When I was picked to cover the Raiders for the San Francisco Chronicle in 1967, I thought I knew football, having watched games since childhood and even covering college football for one year for that paper. But the first time I sat down to talk with Al Davis in training camp, I realized I really knew very little. From that point, whenever Davis was willing to talk with me, I listened and learned.
Davis, who died Saturday, was at the top of his game, still young — 38 that year — and brimming with energy and ideas. He had that drive that few have to be the very best, and one of his methods was to divide the world into us vs. them, with the second group much the larger. He convinced himself that others were out to get him, which soon became a self-fulfilling prophesy.
He had left the Raiders in 1966 to become AFL commissioner, devising a strategy to force the established NFL to sue for peace by going after top NFL quarterbacks, including John Brodie of the 49ers. Davis’ strategy forced the merger, but he did not get the prize he wanted: commissioner of the expanded NFL.
“You couldn’t even get the votes of owners in our league,” said Raiders owner Wayne Valley, a plain-spoken man who then hired Davis back.
Valley wanted Davis to be a coach and general manager, but Davis wanted no more of coaching. Instead, he came back as managing general partner, as Valley arranged for him to buy 10 percent of the club. Since the book value of the Raiders was only $185,000, Davis bought in for $18,500.
Davis didn’t coach long enough for anybody to make predictions about his coaching future, but he was brilliant at putting a team together. He had help from Ron Wolf, who started a long and successful career as a pro football executive under Davis; it was Wolf who convinced Davis to draft Ken Stabler in 1968. Scotty Stirling, then the general manager, and coach John Rauch convinced Davis to trade for quarterback Daryle Lamonica before the 1967 season. Davis was reluctant because he didn’t want to give up receiver Art Powell.

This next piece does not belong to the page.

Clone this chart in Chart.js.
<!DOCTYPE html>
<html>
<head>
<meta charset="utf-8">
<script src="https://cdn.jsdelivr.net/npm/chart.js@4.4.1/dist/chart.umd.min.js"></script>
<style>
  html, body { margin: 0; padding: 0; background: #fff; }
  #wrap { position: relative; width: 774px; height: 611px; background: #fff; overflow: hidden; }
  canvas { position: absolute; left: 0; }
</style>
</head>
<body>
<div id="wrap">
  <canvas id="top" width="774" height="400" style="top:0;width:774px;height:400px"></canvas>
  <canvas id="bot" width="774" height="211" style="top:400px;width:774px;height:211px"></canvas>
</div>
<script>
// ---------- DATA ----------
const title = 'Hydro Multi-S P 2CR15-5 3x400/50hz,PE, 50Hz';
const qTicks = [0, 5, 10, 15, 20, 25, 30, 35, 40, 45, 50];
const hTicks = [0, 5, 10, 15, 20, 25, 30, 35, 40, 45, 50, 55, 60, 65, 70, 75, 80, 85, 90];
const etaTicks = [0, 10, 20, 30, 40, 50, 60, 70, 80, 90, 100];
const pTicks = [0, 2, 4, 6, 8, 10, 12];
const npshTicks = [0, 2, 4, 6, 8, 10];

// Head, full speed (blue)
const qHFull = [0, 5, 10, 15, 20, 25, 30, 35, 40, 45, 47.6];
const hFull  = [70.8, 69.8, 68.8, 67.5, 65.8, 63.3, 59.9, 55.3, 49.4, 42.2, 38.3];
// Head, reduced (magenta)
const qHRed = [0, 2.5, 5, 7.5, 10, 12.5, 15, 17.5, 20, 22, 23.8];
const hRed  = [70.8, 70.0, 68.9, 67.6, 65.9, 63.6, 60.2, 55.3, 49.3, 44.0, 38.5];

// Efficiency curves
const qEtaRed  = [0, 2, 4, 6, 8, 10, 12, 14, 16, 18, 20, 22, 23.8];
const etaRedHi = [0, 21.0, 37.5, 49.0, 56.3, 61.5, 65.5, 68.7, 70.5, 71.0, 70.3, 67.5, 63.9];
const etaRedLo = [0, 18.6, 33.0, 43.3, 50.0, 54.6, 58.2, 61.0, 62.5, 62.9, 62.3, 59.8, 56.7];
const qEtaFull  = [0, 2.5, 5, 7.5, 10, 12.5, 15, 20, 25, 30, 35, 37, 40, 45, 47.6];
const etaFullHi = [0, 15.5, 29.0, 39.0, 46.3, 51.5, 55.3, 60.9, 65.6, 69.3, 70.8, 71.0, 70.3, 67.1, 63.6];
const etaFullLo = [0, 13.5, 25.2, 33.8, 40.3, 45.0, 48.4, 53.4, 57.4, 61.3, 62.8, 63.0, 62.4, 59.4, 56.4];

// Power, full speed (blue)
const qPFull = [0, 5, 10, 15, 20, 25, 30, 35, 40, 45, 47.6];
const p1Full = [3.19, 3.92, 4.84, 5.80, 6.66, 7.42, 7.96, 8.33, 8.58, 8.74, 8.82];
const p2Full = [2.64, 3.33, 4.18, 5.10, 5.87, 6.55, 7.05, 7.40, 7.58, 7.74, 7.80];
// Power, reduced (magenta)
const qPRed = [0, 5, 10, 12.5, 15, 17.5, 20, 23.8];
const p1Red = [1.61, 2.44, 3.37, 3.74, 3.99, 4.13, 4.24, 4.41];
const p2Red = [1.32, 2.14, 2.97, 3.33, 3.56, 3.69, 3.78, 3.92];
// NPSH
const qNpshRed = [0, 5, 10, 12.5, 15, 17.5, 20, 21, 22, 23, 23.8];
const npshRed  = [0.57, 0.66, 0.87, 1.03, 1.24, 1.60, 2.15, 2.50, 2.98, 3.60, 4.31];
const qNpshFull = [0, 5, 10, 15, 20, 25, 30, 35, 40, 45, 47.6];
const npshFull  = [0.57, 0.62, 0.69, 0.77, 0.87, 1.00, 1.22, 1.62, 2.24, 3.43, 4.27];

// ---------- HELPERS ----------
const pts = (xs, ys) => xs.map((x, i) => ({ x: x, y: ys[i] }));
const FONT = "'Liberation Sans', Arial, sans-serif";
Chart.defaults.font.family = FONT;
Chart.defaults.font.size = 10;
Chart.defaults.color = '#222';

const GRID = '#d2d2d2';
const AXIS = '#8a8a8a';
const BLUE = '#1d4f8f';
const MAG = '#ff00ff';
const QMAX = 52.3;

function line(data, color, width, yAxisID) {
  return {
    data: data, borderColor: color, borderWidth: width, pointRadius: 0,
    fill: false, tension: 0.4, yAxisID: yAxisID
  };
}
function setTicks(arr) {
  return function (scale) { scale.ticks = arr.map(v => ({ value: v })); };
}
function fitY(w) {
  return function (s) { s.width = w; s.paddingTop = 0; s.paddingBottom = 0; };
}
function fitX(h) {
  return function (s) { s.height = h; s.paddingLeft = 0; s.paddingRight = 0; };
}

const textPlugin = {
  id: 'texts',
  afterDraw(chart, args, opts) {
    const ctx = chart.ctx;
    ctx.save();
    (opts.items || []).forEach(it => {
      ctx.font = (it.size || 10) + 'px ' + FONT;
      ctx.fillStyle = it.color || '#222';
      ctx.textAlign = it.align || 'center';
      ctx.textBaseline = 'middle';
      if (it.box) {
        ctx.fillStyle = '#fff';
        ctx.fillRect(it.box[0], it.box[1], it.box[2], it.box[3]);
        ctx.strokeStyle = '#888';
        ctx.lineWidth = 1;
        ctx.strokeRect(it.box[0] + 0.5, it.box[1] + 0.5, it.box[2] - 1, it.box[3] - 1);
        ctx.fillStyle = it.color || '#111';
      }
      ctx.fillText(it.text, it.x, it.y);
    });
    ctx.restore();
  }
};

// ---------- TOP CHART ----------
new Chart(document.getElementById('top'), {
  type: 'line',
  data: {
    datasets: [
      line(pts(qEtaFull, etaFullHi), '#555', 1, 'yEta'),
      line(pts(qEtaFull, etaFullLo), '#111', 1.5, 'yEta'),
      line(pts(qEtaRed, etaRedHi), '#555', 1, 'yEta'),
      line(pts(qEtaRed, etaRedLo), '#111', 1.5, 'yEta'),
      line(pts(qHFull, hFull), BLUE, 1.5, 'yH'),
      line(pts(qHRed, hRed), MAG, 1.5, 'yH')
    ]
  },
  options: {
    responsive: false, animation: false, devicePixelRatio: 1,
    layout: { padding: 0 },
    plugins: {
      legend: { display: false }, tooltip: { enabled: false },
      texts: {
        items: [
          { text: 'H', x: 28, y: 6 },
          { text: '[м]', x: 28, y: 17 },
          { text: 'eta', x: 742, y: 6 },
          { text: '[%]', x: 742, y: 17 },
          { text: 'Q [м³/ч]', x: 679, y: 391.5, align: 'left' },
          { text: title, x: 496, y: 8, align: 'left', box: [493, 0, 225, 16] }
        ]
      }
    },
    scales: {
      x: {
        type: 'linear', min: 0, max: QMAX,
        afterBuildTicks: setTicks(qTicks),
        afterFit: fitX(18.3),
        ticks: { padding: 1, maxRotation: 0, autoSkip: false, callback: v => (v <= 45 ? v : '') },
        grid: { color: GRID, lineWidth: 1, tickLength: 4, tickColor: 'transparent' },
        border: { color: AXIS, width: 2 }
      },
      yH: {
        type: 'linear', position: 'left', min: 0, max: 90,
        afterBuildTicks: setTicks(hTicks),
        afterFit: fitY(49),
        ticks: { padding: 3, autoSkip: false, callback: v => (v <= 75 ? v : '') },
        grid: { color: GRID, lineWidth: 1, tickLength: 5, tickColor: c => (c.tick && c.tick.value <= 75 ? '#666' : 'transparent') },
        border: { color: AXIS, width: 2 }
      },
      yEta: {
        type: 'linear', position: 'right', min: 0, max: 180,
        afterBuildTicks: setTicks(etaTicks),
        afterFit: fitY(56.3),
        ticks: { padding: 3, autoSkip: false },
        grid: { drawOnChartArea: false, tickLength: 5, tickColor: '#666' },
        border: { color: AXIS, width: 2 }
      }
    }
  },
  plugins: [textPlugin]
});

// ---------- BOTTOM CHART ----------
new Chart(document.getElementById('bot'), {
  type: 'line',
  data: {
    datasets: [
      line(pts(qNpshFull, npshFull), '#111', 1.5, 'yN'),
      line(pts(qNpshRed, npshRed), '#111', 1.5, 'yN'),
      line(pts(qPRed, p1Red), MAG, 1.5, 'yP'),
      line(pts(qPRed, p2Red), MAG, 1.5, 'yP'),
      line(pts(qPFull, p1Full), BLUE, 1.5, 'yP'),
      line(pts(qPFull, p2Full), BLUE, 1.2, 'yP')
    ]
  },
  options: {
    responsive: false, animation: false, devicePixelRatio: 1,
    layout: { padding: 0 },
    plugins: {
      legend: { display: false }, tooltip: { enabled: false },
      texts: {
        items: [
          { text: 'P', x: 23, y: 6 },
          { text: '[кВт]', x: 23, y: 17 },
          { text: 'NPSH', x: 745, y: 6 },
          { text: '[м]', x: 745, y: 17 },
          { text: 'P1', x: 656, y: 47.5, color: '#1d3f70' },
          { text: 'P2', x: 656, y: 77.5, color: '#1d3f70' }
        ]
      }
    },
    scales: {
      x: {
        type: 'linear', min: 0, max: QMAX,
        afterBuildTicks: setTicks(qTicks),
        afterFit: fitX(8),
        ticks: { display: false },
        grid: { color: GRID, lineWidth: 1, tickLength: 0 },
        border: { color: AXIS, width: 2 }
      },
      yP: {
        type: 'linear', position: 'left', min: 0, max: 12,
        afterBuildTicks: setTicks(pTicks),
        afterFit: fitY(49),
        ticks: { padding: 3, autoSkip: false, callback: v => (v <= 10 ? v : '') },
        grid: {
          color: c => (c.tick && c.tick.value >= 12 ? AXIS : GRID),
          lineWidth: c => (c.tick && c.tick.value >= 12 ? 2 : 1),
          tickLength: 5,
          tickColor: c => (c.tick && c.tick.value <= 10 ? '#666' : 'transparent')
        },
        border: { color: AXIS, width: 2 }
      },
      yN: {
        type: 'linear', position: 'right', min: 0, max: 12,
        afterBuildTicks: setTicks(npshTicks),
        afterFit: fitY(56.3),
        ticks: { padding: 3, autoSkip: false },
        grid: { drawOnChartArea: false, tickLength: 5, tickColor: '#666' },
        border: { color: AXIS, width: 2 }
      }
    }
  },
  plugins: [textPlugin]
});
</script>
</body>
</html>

But Davis was usually the one who made the big moves. He had a great eye for spotting talent that was unrecognized by other teams. Denver provided him with a couple of big opportunities. Willie Brown was languishing there, seldom playing, but Davis recognized a player who would be perfect in the bump-and-run pass defense the Raiders were using, at a time when most pro teams used zone defenses. Brown became a Hall of Fame defensive back for the Raiders. Davis traded for Hewritt Dixon, who had been playing tight end for the Denver Broncos, and turned him into a fullback who was also capable of going deep for a pass.
He drafted running back Kent McCloughan and turned him into a cornerback who slowed down even Lance Alworth, the best receiver in pro football at the time, before he sustained a career-ending knee injury. He picked up Ben Davidson and Isaac Lassiter off the waiver wire and they become the cornerstones of a defensive line that set a pro record for most sacks in a season, along with Tom Keating, obtained in a Davis trade in 1965.

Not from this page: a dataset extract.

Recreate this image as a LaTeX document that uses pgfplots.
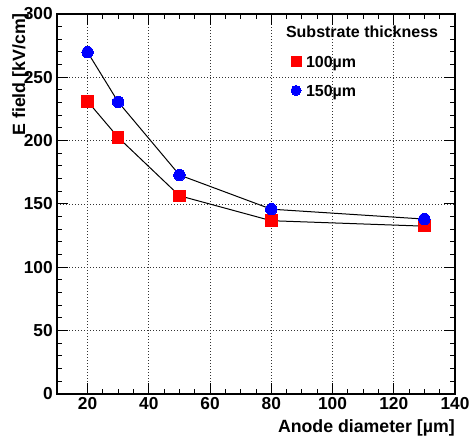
\documentclass[border=0pt]{standalone}
\usepackage{pgfplots}
\pgfplotsset{compat=1.18}
\usepackage{fontspec}
\setmainfont{Liberation Sans}
\definecolor{rred}{RGB}{255,0,0}
\definecolor{rblue}{RGB}{0,0,255}
\pgfplotsset{markonly legend/.style={legend image code/.code={\path[##1, mark size=3.75pt] plot coordinates {(3.75pt,1.5pt)};}}}
\begin{document}
\begin{tikzpicture}
\useasboundingbox (0,0) rectangle (354.75pt,330.75pt);
\begin{axis}[
  at={(42.75pt,35.25pt)}, anchor=south west,
  scale only axis, width=298.5pt, height=285pt,
  xmin=10, xmax=140, ymin=0, ymax=300,
  xtick={20,40,...,140}, ytick={0,50,...,300},
  minor x tick num=3, minor y tick num=4,
  tick align=inside, xtick pos=both, ytick pos=both,
  major tick length=8pt, minor tick length=4pt,
  every tick/.style={black, line width=0.75pt},
  axis line style={line width=1.5pt},
  grid=major,
  major grid style={black!80, line width=0.6pt, dash pattern=on 0.75pt off 1.5pt},
  /pgf/number format/assume math mode=true,
  tick label style={font=\fontsize{13}{15}\selectfont\bfseries},
  xticklabel style={inner sep=0pt, yshift=-2.5pt},
  yticklabel style={inner sep=0pt, xshift=-3pt},
  xlabel={Anode diameter [µm]},
  ylabel={E field [kV/cm]},
  label style={font=\fontsize{13.3}{15}\selectfont\bfseries},
  xlabel style={at={(axis description cs:1,-0.066)}, anchor=north east, inner sep=0pt},
  ylabel style={at={(axis description cs:-0.0804,1.0026)}, anchor=base east, inner sep=0pt},
  markonly legend,
  legend cell align=left,
  legend style={draw=none, fill=none, at={(axis description cs:0.588,0.969)}, anchor=north west,
    inner sep=0pt, outer sep=0pt, row sep=10pt, column sep=3.75pt,
    font=\fontsize{12}{14}\selectfont\bfseries,
    nodes={inner sep=0pt, text height=9pt, text depth=3pt}},
]
\addlegendimage{empty legend}
\addlegendentry{\hspace*{-15pt}Substrate thickness}
\addplot[black, line width=0.75pt, mark=square*, mark size=4.3pt,
  mark options={draw=rred, fill=rred, line width=0pt}]
  coordinates {(20,231) (30,202.5) (50,156.5) (80,136.8) (130,132.5)};
\addlegendentry{100µm}
\addplot[black, line width=0.75pt, mark=*, mark size=4.3pt,
  mark options={draw=rblue, fill=rblue, line width=0pt}]
  coordinates {(20,269.8) (30,230.5) (50,172.9) (80,145.9) (130,138.1)};
\addlegendentry{150µm}
\end{axis}
\end{tikzpicture}
\end{document}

He wasn’t an innovator; he brought Sid Gillman’s offense from the San Diego Chargers north. But he made the absolute most of that offense, using both speedy backs such as Clem Daniels and Charlie Smith, as well as receivers for quick strikes.
Davis had a long run of success, from the time of the Raiders’ first Super Bowl, in 1967, to the late ’80s, when the team was in Los Angeles. Like an aging athlete, he stayed on stage too long and the magic evaporated. But I’ll never forget how brilliant he was in the early years, and how much I learned from him.